Studying conservation is also, of course, depressing. I’m learning so much about the many, many, many ways we are failing this planet and all the life in it. Animals going extinct, waterways getting polluted, food systems collapsing. Ecologist Aldo Leopold once wrote that to learn about ecology is to “live alone in a world of wounds”. I thought about this when I saw the picture of Mt. Fuji with no snow on it. I think about this when I’m planting trees that may not be able to survive in ten, twenty years.

But all of this environmental collapse was already happening even before I knew about it. The difference is, now I do know, and I can do something about it. Maybe none of it will matter; it’s hard to remain optimistic. But I definitely wasn’t helping the planet or anyone on it when I was filing Jira tickets and moving rectangles around in Figma. That’s meaningless work. Sorry if you like doing it but it’s meaningless. Probably even harmful. I’m saying this without judgment by the way. I did it for over ten years!

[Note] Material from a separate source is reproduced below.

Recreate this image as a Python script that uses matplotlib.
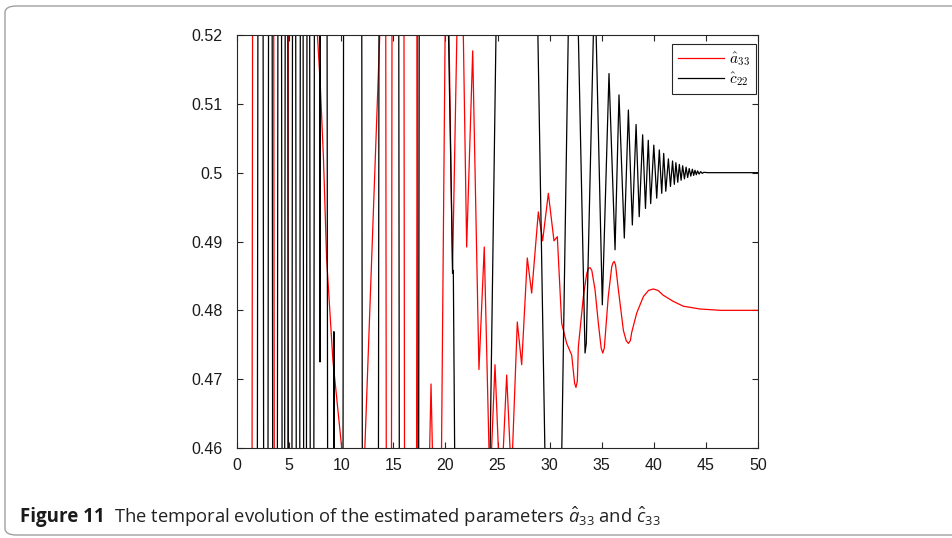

Maybe this is why I can meet today as calmly as I am. There was always work to do, and there still is. Even if Harris had won, there would be work to do; Democrats aren’t as good on climate change as we need them to be either. But I have a clarity of purpose, and I’ve oriented my entire life towards that purpose: I want life to continue to thrive on this planet, instead of death. Not just human life, but all of it: the plants, the birds, the bugs, the critters, the bacteria, everything. In 2016 I wanted that too but I felt stuck, like all I could do was to keep going through the motions and just watch horrors unfold on a screen from a distance. I’m tired of doing that. I don’t just have to watch helplessly, and you don’t either. Every living thing needs help right now. A friend needs a ride to the abortion clinic, a tree needs to get planted, a bird needs a tree to build a nest, a community needs clean drinking water, a stranger needs help covering medical bills, a child in Gaza needs food and a future. I need a future. You need a future.

I appreciate the beauty of Leopold’s quote, but I think he was wrong. We aren’t alone in this world of wounds. We have each other. And we have so much to get done. So let’s get to work.